Well, as it turned out, "this" was a red LED that had JUST come out, and it was rated to have a brightness of 300mcd - completely unprecedented back then. About a year later, the ER-300 high-brightness red LED made its way into Radio Shack stores. For about three bucks, you too could have the brightest LED on the block.




This was one of the first LEDs that could do this: project a highly visible, fairly narrow red beam that could easily be seen across a whole room if it was dark.
The chemistry of this new LED was GaAlAs - gallium aluminum arsenide - and it was the first LED built onto a mostly transparent substrate which helps greatly with increasing the brightness.
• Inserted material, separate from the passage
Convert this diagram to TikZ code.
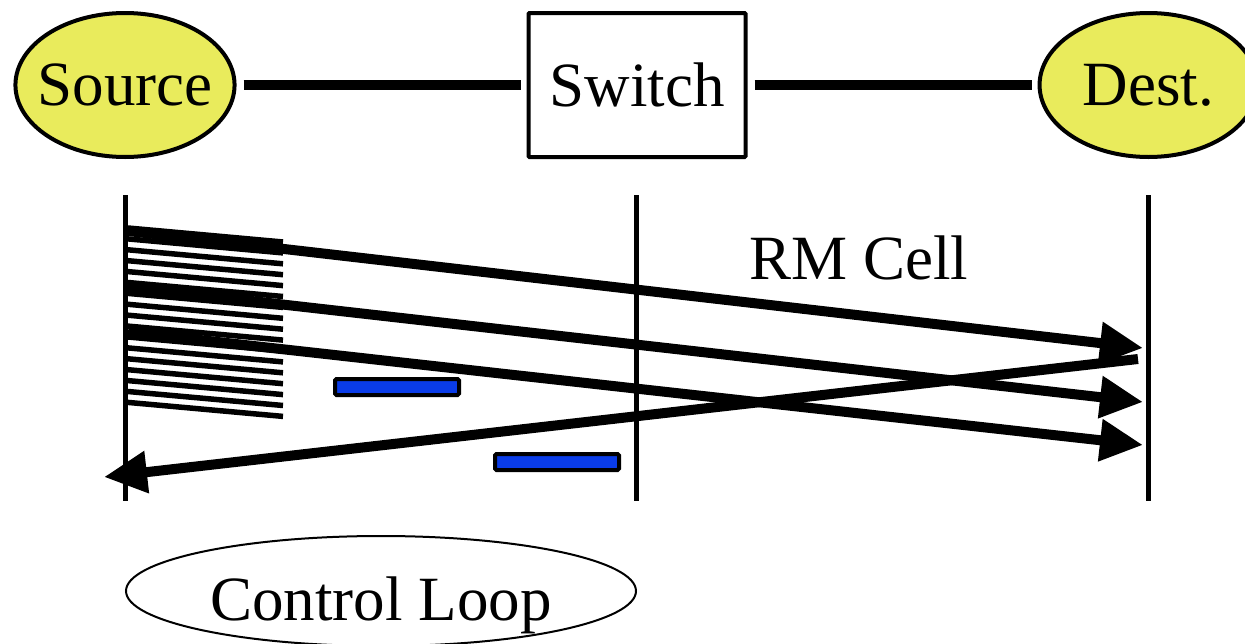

The peak wavelength is 660nm (according to the package), which appears as a pure red color.


Here is a package with an ER-300 LED in it, as Radio Shack sold them in the middle 1980s.
This package is marked as 99 cents, so it probably came a couple of years or so after the ER-300 first came out.
The back of the package reads, in part:
The ER-300 represents a true breakthrough in brightness levels
achieved by using Gallium Aluminum Arsenide LED technology.
It is many times brighter than ordinary LEDs, yet still runs cool.

Don Klipstein sent the original specimen of an ER-300 LED in mid-1999 along with several other 1980s and 1990s LEDs, such as Radio Shack's version of the TLR-147; a funny red LED with a Fresnel lens top, the ubitiquous XC556R diffused red LED (billions of these must have been made over the years!), and some mid 1990s Toshiba products. The ER-300 LED in its original package was sent by David K. in Oregon in early 2004; and it'll stay in its package unless my original ER-300 fails to show up.